▶ **TASK INPUT**:

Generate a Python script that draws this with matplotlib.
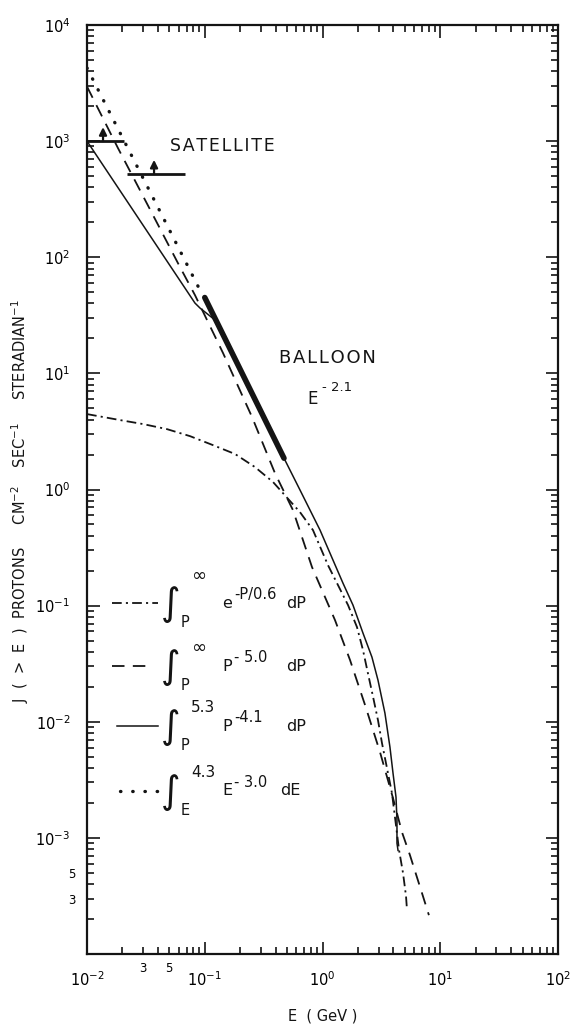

...

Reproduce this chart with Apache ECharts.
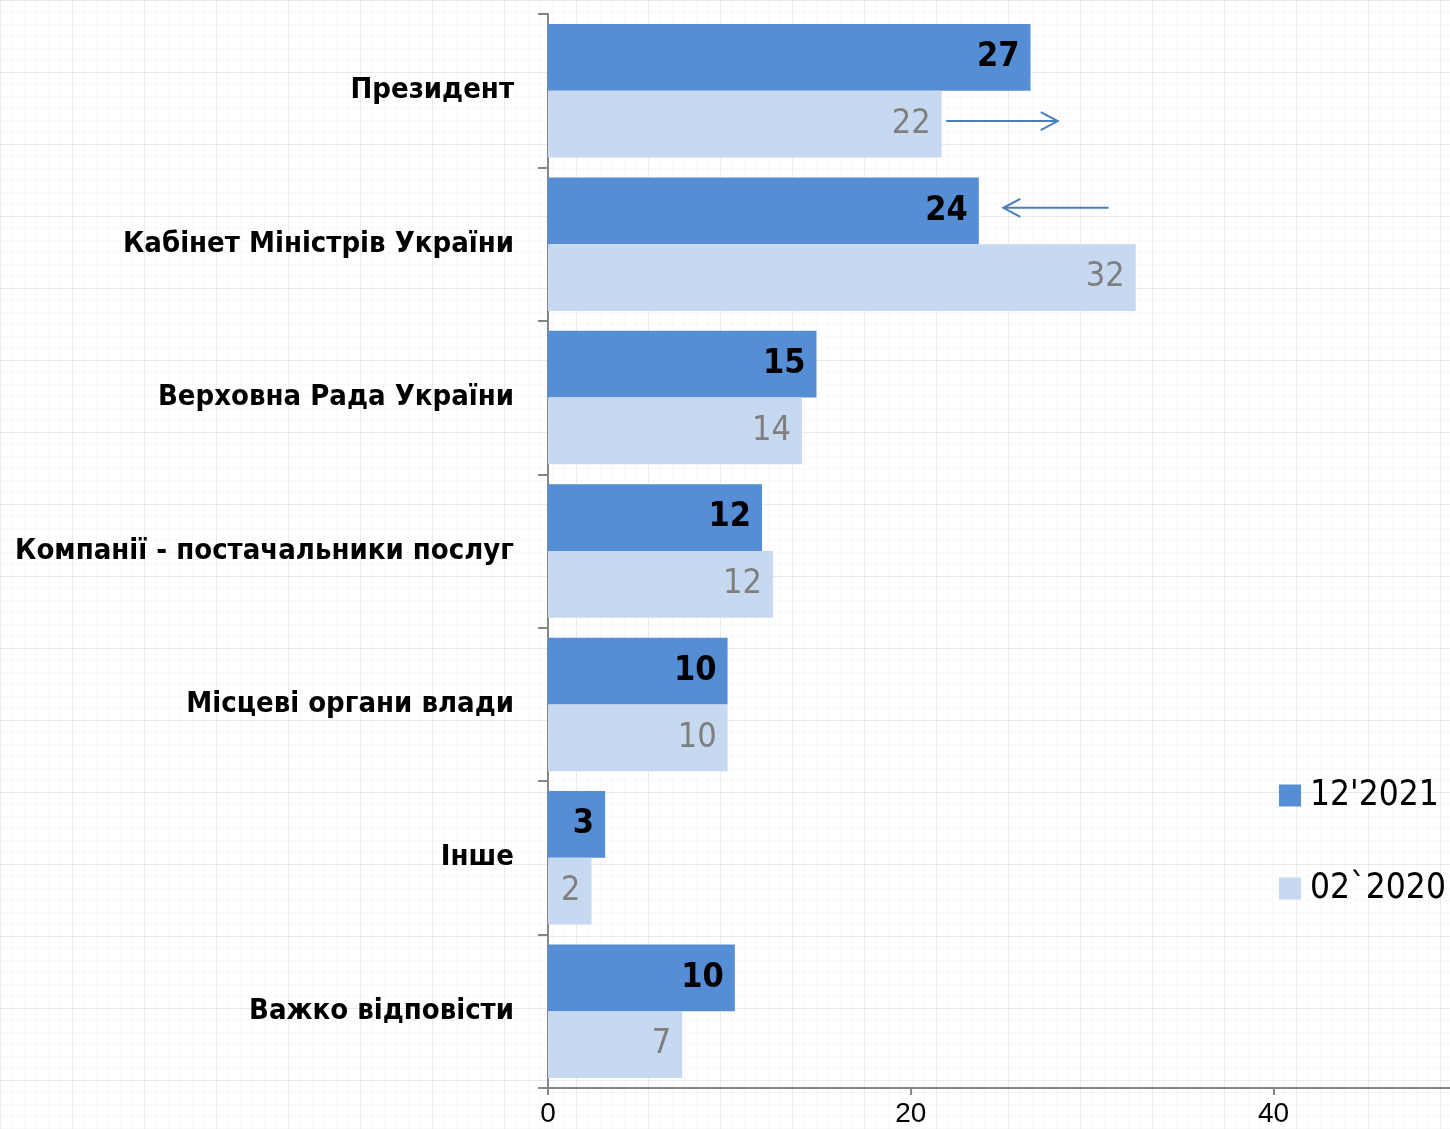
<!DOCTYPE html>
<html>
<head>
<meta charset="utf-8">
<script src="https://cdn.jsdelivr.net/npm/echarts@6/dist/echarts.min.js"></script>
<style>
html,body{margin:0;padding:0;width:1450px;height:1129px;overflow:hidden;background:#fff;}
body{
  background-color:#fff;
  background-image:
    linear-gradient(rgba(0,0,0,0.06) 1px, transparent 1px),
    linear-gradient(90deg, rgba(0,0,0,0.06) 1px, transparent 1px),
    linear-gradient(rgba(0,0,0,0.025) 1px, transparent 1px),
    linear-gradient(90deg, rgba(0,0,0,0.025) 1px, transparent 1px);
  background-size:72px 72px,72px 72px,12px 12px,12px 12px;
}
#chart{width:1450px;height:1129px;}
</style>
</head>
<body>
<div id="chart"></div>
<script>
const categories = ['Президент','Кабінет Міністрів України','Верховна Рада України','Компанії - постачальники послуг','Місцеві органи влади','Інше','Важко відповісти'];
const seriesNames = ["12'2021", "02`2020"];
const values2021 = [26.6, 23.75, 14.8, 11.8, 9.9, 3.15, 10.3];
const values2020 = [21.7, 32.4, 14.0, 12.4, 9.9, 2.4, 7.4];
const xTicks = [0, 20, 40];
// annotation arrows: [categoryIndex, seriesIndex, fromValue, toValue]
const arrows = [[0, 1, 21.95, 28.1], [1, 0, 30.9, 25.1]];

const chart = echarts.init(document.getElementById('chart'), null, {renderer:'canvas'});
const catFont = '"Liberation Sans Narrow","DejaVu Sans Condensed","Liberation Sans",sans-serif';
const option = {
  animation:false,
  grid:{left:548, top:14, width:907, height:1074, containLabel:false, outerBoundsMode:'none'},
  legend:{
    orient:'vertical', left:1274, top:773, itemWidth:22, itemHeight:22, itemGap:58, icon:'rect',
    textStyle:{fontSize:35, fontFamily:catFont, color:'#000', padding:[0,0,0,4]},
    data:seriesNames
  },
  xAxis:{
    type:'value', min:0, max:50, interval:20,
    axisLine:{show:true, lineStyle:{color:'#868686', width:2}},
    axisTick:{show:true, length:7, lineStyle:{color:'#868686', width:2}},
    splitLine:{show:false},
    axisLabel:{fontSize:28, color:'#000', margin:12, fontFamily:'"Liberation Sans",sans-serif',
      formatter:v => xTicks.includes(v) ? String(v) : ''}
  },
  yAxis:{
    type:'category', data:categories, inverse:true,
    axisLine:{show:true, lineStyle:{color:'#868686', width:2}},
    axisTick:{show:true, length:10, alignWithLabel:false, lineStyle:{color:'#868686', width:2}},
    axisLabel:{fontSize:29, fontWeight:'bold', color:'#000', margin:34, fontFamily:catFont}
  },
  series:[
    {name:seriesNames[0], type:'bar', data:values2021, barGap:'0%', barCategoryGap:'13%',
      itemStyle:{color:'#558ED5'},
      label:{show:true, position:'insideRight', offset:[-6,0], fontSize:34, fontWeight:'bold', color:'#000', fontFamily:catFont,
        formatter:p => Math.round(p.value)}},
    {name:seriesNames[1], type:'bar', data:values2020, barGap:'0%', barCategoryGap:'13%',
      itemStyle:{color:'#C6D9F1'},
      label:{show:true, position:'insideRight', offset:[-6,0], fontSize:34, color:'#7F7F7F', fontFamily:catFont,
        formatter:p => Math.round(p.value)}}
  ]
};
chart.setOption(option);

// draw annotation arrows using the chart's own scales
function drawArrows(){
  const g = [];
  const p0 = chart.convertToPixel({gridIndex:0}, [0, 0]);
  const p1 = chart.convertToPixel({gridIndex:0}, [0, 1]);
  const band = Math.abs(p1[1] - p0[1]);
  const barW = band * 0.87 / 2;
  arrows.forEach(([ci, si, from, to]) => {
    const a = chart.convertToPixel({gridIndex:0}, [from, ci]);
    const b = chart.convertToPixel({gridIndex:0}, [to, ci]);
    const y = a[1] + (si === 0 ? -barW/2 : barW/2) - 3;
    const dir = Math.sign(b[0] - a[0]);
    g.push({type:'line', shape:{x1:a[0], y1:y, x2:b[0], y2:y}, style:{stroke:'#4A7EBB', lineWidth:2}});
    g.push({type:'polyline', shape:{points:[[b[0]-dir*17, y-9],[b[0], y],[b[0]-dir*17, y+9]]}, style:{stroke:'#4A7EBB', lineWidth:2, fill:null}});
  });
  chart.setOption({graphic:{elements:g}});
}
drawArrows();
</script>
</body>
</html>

▶ **TASK PROMPT**: Which lines hold the word "this"? Copy every one of them.

▶ **FINISHED EXERCISE**:
Generate a Python script that draws this with matplotlib.
Reproduce this chart with Apache ECharts.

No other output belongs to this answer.